A Woman's Secret (1949), a muddled soap opera told in overlapping flashbacks, features Gloria Grahame as a slutty chanteuse. The actress became Mrs. Nicholas Ray, divorced him, and went on to marry his son by a previous marriage, causing shock waves in fanzinedom. During his stretch at the studio, Humphrey Bogart borrowed Ray to direct two independent productions. The first, Knock on Any Door (1949), a they-made-me-a-criminal drama about the trial of a slum kid charged with killing a cop, does not enlighten, but Bogart is electrifying in In a Lonely Place (1950), as a tired, cynical screenwriter, at once sentimental and sadistic. A radical demystification of the classic Bogart hero, it explores the insecurity beneath the macho facade. The Lusty Men (1952), Ray's last RKO feature and a fine chunk of Americana about rodeos and their riders, is a typical work—focused on outsiders and misfits. Containing one of Mitchum's finest performances, as a former bronco-busting star fatally unable to settle down, Men was shot by the great Lee Garmes, whose lighting often recalls Walker Evans.
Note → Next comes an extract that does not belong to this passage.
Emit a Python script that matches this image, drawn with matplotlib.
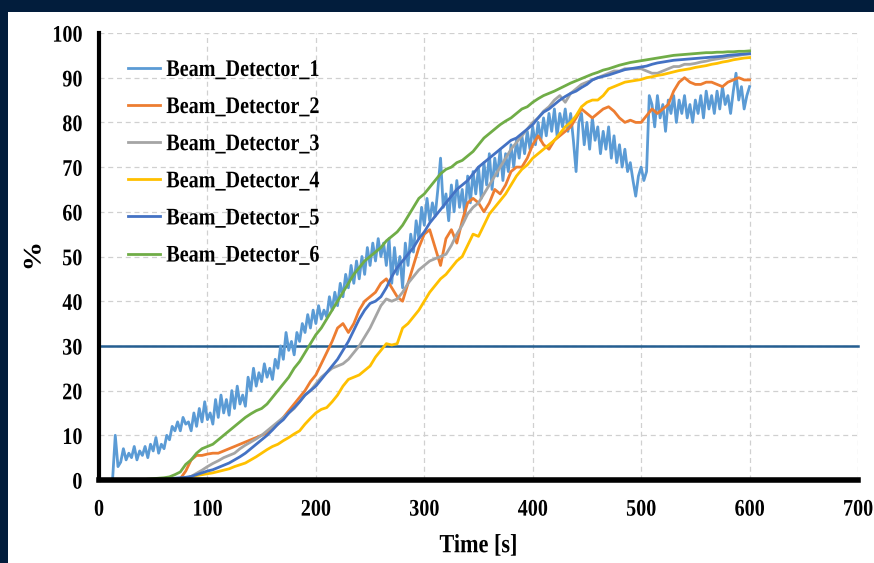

For the rest of his Hollywood career, Ray bounced from one studio to another, never really his own master. He became an auteur hero of French nouvelle vague directors years before he was taken seriously here, although Rebel Without a Cause(1955), made at Warners, became a worldwide cult phenomenon, in large part due to James Dean's pitch-perfect work in the role that did the most for his image and posthumous myth. Set in Chicago during Prohibition, Party Girl (1958), Ray's last Hollywood production, was conceived by MGM as a vehicle for two of its expensive contract stars, Cyd Charisse and aging matinee idol Robert Taylor. He's a mob lawyer; she's a hoofer—both glamorous self-loathing whores who lose their cynicism through their love for each other. This inane story inspired what is arguably Ray's most beautiful and fluent mise-en-scène. Sleekly stylized in every shot, it's a dramatic kissing cousin to the great MGM post-war musicals.

Ray's last two theatrical films were huge productions made in Spain: King of Kings (1961), for what it's worth, the best biblical epic ever made, and 55 Days at Peking (1963), which he left before completion, never to work in mainstream cinema again. After years of wandering, illness, and drug and alcohol dependency, he accepted a post teaching film at Harpur College in upstate New York. We Can't Go Home Again(1973-1976), an experimental work made with his students, never reached a definitive form before he died in 1979. MOMA Gramercy's comprehensive series, curated by the Cinémathèque Ontario, includes 23 films and a rarely shown teleplay. It's a heartening change from the parsimonious, half-assed mini-retros that have have been all too frequent in recent years.